"Smaller, faster, less expensive," might just be the motto over at Samsung these days. At least that's what it feels like with Samsung's announcement today that it has started sampling low-density, multilevel cell (MLC)-based solid state drives (SSDs) that are "only 30 percent of the size of 2.5-inch SSDs
," "higher performance
," and "highly cost-efficient to manufacture
." Samsung is aiming these low-capacity drives at the burgeoning low-cost PC market.
Starting next month, Samsung will start mass-producing 8GB, 16GB, and 32GB SSDs using this new manufacturing technique:"We've refined our manufacturing techniques and redesigned our low-density SSDs to get what the low-priced PC market is looking for in the way of improved cost, performance and availability,” said Jim Elliott, Vice President, Memory Marketing, Samsung Semiconductor, Inc."
| Credit: Samsung|
These new low-capacity drives will use the "same high-performance SATA II controller technology as that being used on Samsung's just-introduced MLC-based 128GB SSD
." The 8GB SSD will use four 16Gb MLC NAND chips; the 16GB SSD will use four dual-die 16Gb MLC NAND chips; and the 32GB SSD will use four quad-die 16Gb MLC NAND chips. All three drives include a 32MB DRAM buffer, which Samsung claims should help speed up data reads.
All three drives are rated to perform sequential reads at 90MB/sec. The write speeds, however, get slower as the respective drives' capacities drop. The 32GB SSD is rated to perform sequential writes at 70MB/Sec; the 16GB SSD's sequential write speed is rated at 45MB/sec; and the 8GB SSD is rated to write at 25MB/Sec. The 32GB SSD, however, has the same rated read and write speeds as the aforementioned Samsung 128GB SSD.
The lower-capacity drives lose some of the competitive edge with their slower write speeds. And even though a 90MB/sec sequential read speed is respectable, it is still not as speedy as other SSD drives that are also coming onto the market now. For instance, Samsung's own 256GB
SSD is rated to read at 200MB/sec and write at 160MB/sec. Of course, the 256GB is a more expensive drive, intended for a different market. Users of Samsung's new low-capacity SSDs will be giving up some performance for smaller form factors and lower prices. Samsung has yet, however, to state what the prices will be for its new line of SSDs.
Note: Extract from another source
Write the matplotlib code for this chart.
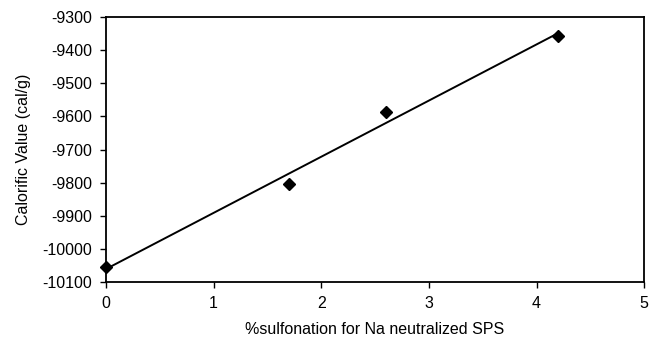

Samsung manufacturing SSDs for low-cost PCs just might signal the official death-knell for platter-based hard drives. While SSDs have been viable options for desktops and laptops for a few years now, their exorbitant high prices have kept them out of the hands of most users. SSDs offer potentially faster access times, smaller form factors, lower power consumption, and less noise than traditional platter-based drives.
Cost is actually only one of the two major hurdles that SSDs face. The other is storage capacity: Until SSDs are available with storage capacities that can rival today's platter-based drives (500GB or more), SSDs will not be in a position to replace them in mainstream systems. Laptops and low-cost PCs, however, seem to be the first major market that will welcome SSDs. In fact, Samsung states: "By unit sales, the low-density SSD market is expected to increase annually by 57% until 2011, with SSDs for low-priced PCs being the main driver of market demand
." As capacities increase, costs come down, and speeds increase, expect SSDs to be driving into many more market segments--including enthusiast systems.